Data provided
_ _ _ _ _ _ _

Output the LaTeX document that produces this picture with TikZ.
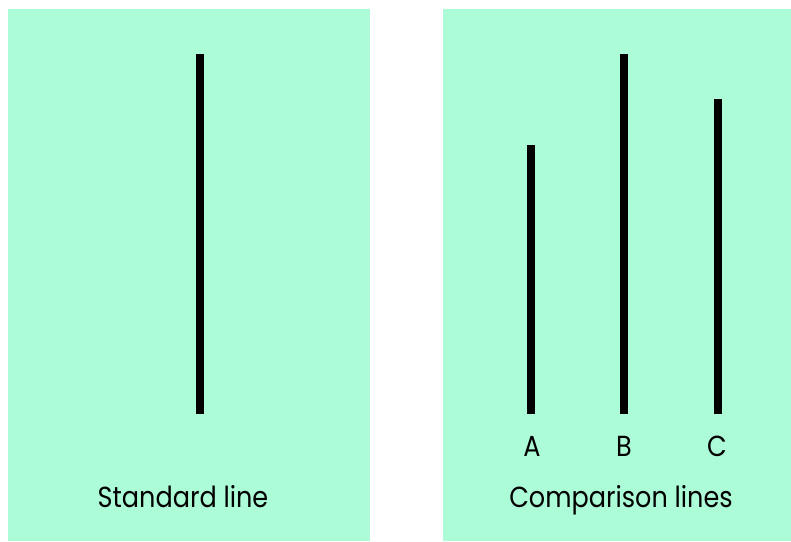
\documentclass[tikz,border=0pt]{standalone}
\usepackage{fontspec}
\setmainfont{Poppins}[FakeStretch=0.88]
\definecolor{panelgreen}{RGB}{173,252,216}
\begin{document}
\begin{tikzpicture}[x=1pt, y=-1pt,
  panel/.style={fill=panelgreen, draw=none},
  bar/.style={line width=8pt},
  caption/.style={anchor=base, font=\fontsize{29}{34}\selectfont, inner sep=0pt}]
  \useasboundingbox (0,0) rectangle (791,541);
  % Felder
  \fill[panel] (8,9) rectangle (370,541);
  \fill[panel] (443,9) rectangle (791,541);
  % Standardlinie
  \coordinate (stdtop) at (200,54);
  \coordinate (stdbot) at (200,414);
  \draw[bar] (stdtop) -- (stdbot);
  % Vergleichslinien
  \coordinate (atop) at (531,145);
  \coordinate (abot) at (531,414);
  \coordinate (btop) at (624,54);
  \coordinate (bbot) at (624,414);
  \coordinate (ctop) at (718,99);
  \coordinate (cbot) at (718,414);
  \draw[bar] (atop) -- (abot);
  \draw[bar] (btop) -- (bbot);
  \draw[bar] (ctop) -- (cbot);
  % Beschriftungen
  \node[caption] (la) at (532,456) {A};
  \node[caption] (lb) at (624,456) {B};
  \node[caption] (lc) at (717,456) {C};
  \node[caption] (std) at (183,507) {Standard line};
  \node[caption] (cmp) at (621,507) {Comparison lines};
\end{tikzpicture}
\end{document}
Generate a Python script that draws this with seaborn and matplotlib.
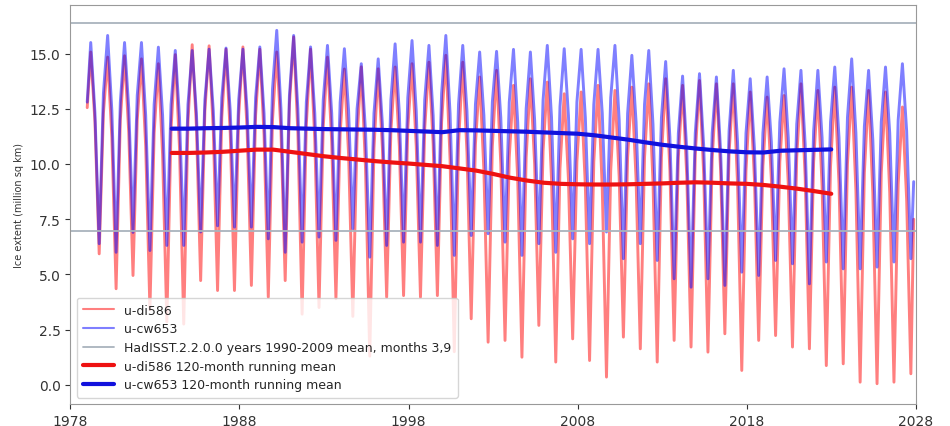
#%% Loading libraries
import numpy as np
import pandas as pd
import seaborn as sns
import matplotlib
matplotlib.use("Agg")
import matplotlib.pyplot as plt

#%% Data (million sq km)
years = list(range(1979, 2028))

# March maxima
di586_mar = [15.07, 14.84, 14.90, 14.76, 14.54, 14.95, 15.40, 15.35, 15.20, 15.30,
             15.20, 15.07, 15.75, 15.20, 14.84, 14.30, 14.40, 14.31, 14.39, 14.54,
             14.61, 14.92, 14.61, 13.94, 14.24, 13.56, 13.86, 13.71, 13.18, 13.26,
             13.56, 13.33, 13.48, 13.63, 13.86, 13.56, 13.78, 13.63, 13.63, 13.26,
             13.03, 13.10, 13.63, 13.33, 13.48, 13.48, 13.33, 13.26, 12.58]
cw653_mar = [15.50, 15.82, 15.50, 15.50, 15.29, 15.14, 15.14, 15.20, 15.25, 15.20,
             15.30, 16.05, 15.82, 15.30, 15.37, 15.22, 14.54, 14.76, 15.44, 15.59,
             15.37, 15.82, 15.37, 15.07, 15.10, 15.19, 15.07, 15.37, 15.22, 15.19,
             15.19, 15.37, 14.92, 15.14, 14.64, 13.98, 14.09, 13.94, 14.24, 13.86,
             13.94, 14.31, 14.24, 14.24, 14.39, 14.76, 14.24, 14.39, 14.54]

# June (estimated, the strokes are nearly vertical here)
di586_jun = [11.9, 11.2, 11.4, 10.8, 10.4, 10.7, 11.7, 11.5, 11.4, 11.5,
             11.3, 11.5, 11.4, 11.1, 11.0, 10.4, 9.8, 10.7, 10.8, 10.8,
             10.9, 10.2, 10.5, 9.7, 10.0, 9.3, 10.0, 9.3, 9.3, 9.0,
             8.9, 9.4, 9.3, 9.2, 9.7, 9.4, 9.5, 9.7, 9.1, 9.3,
             9.3, 9.1, 9.4, 9.0, 9.1, 8.8, 8.7, 8.7, 8.4]
cw653_jun = [12.3, 12.4, 12.5, 12.2, 12.2, 12.1, 12.3, 12.4, 12.4, 12.4,
             12.3, 12.5, 12.5, 12.3, 12.3, 12.4, 11.5, 11.8, 12.3, 12.4,
             12.2, 12.3, 12.4, 12.2, 12.1, 11.9, 12.0, 12.1, 12.2, 12.1,
             12.3, 12.0, 11.9, 11.8, 11.2, 10.6, 10.8, 10.6, 11.0, 10.7,
             11.0, 11.2, 10.9, 11.2, 11.2, 11.4, 11.1, 11.4, 11.5]

# September minima
di586_sep = [5.93, 4.35, 4.95, 3.40, 2.85, 2.75, 4.72, 4.27, 4.27, 4.50,
             3.97, 4.72, 3.20, 3.50, 3.90, 3.10, 1.30, 3.97, 4.04, 3.97,
             4.04, 1.50, 2.99, 1.93, 2.01, 1.25, 2.69, 1.03, 2.08, 1.10,
             0.35, 2.16, 1.63, 1.03, 2.01, 1.71, 1.48, 2.31, 0.65, 2.01,
             2.23, 1.71, 1.63, 0.87, 0.95, 0.12, 0.05, 0.12, 0.50]
cw653_sep = [6.39, 6.00, 6.90, 6.08, 6.31, 6.31, 6.92, 7.20, 7.14, 7.14,
             6.61, 6.00, 6.46, 6.69, 6.54, 7.07, 5.78, 6.31, 6.46, 6.46,
             6.31, 5.86, 6.76, 6.84, 6.46, 5.86, 6.39, 6.00, 6.61, 6.39,
             6.92, 5.71, 6.39, 5.63, 4.80, 4.42, 4.80, 4.50, 5.10, 4.95,
             5.63, 5.48, 4.57, 5.56, 5.25, 5.25, 5.33, 5.56, 5.71]

# December (estimated), 1979-2026
di586_dec = [12.3, 12.0, 12.0, 11.4, 11.6, 11.9, 12.4, 12.1, 12.2, 12.2,
             12.0, 12.7, 11.8, 11.7, 11.4, 11.2, 10.7, 11.5, 11.6, 11.6,
             11.9, 10.9, 10.9, 10.8, 10.3, 10.3, 10.6, 9.8, 10.1, 10.1,
             9.7, 10.3, 10.3, 10.3, 10.3, 10.4, 10.2, 10.5, 9.7, 9.9,
             10.1, 10.3, 10.1, 9.9, 10.0, 9.6, 9.6, 9.1]
cw653_dec = [13.2, 12.8, 13.1, 12.7, 12.7, 12.7, 12.9, 13.0, 12.9, 13.0,
             13.4, 13.1, 12.8, 12.9, 12.8, 12.5, 12.3, 12.9, 13.0, 12.9,
             13.2, 12.7, 12.7, 12.8, 12.8, 12.5, 12.9, 12.6, 12.8, 12.7,
             13.0, 12.3, 12.7, 12.1, 11.4, 11.4, 11.4, 11.5, 11.4, 11.4,
             11.9, 11.8, 11.5, 11.9, 12.1, 11.7, 11.9, 12.0]

# first (Jan 1979) and last (Nov 2027) values
di586_ends = [12.55, 7.5]
cw653_ends = [12.80, 9.2]

# 120-month running means, yearly
rm_years = list(range(1984, 2024))
di586_rm = [10.50, 10.50, 10.52, 10.55, 10.60, 10.65, 10.65, 10.55, 10.45, 10.35,
            10.27, 10.20, 10.13, 10.07, 10.02, 9.96, 9.90, 9.80, 9.70, 9.55,
            9.38, 9.25, 9.15, 9.10, 9.08, 9.07, 9.07, 9.08, 9.10, 9.12,
            9.15, 9.17, 9.15, 9.12, 9.10, 9.05, 8.97, 8.88, 8.77, 8.65]
cw653_rm = [11.60, 11.60, 11.62, 11.63, 11.65, 11.68, 11.67, 11.62, 11.60, 11.58,
            11.57, 11.56, 11.55, 11.53, 11.50, 11.47, 11.44, 11.53, 11.52, 11.50,
            11.48, 11.46, 11.43, 11.40, 11.37, 11.30, 11.20, 11.10, 10.98, 10.87,
            10.78, 10.70, 10.63, 10.57, 10.53, 10.52, 10.60, 10.62, 10.64, 10.66]

# HadISST 1990-2009 mean, months 3 and 9
hadisst = [16.39, 6.97]

#%% Building tables
def seasonal(mar, jun, sep, dec, ends):
    t = [1979.0]
    v = [ends[0]]
    for i, y in enumerate(years):
        t += [y + 2.5 / 12, y + 5.5 / 12, y + 8.5 / 12]
        v += [mar[i], jun[i], sep[i]]
        if i < len(dec):
            t.append(y + 11.5 / 12)
            v.append(dec[i])
    t.append(2027 + 10.5 / 12)
    v.append(ends[1])
    return pd.DataFrame({"time": t, "extent": v})

di586 = seasonal(di586_mar, di586_jun, di586_sep, di586_dec, di586_ends)
cw653 = seasonal(cw653_mar, cw653_jun, cw653_sep, cw653_dec, cw653_ends)
running = pd.DataFrame({"time": np.array(rm_years) + 0.0,
                        "di586": di586_rm, "cw653": cw653_rm})

#%% Theming
sns.set_style("ticks")
plt.rcParams["font.family"] = ["DejaVu Sans"]

fig = plt.figure(figsize=(9.5, 4.27), dpi=100)
ax = fig.add_axes([0.074, 0.052, 0.89, 0.934])

# Plotting data
sns.lineplot(data=di586, x="time", y="extent", color="red", alpha=0.5,
             lw=2.1, label="u-di586", ax=ax)
sns.lineplot(data=cw653, x="time", y="extent", color="blue", alpha=0.5,
             lw=2.1, label="u-cw653", ax=ax)
for i, h in enumerate(hadisst):
    ax.axhline(h, color="#a9b3bd", lw=1.3,
               label="HadISST.2.2.0.0 years 1990-2009 mean, months 3,9" if i == 0 else None)
sns.lineplot(data=running, x="time", y="di586", color="#ee1111", lw=3,
             label="u-di586 120-month running mean", ax=ax)
sns.lineplot(data=running, x="time", y="cw653", color="#1111dd", lw=3,
             label="u-cw653 120-month running mean", ax=ax)

ax.set_xlim(1978, 2028)
ax.set_ylim(-0.86, 17.2)
ax.set_xticks(range(1978, 2029, 10))
ax.set_yticks(np.arange(0, 15.1, 2.5))
ax.set_yticklabels([f"{t:.1f}" for t in np.arange(0, 15.1, 2.5)])
ax.tick_params(labelsize=10, colors="#333333")
ax.set_xlabel("")
ax.set_ylabel("Ice extent (million sq km)", fontsize=7, color="#333333")
for s in ax.spines.values():
    s.set_color("#999999")

leg = ax.legend(loc="lower left", fontsize=9, frameon=True, framealpha=0.8,
                borderpad=0.5, labelspacing=0.45, handlelength=2.5)
for line in leg.get_lines()[:2]:
    line.set_linewidth(1.5)

plt.savefig("out.png", dpi=100)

_ _ _ _ _ _ _

Exercise goal
Print everything from the line with "Generate a Python" down to the line with "years = list(range(1979, 2028))" in the entries above, both lines included and nothing more, without the pictures.

Output of the task
Generate a Python script that draws this with seaborn and matplotlib.
#%% Loading libraries
import numpy as np
import pandas as pd
import seaborn as sns
import matplotlib
matplotlib.use("Agg")
import matplotlib.pyplot as plt

#%% Data (million sq km)
years = list(range(1979, 2028))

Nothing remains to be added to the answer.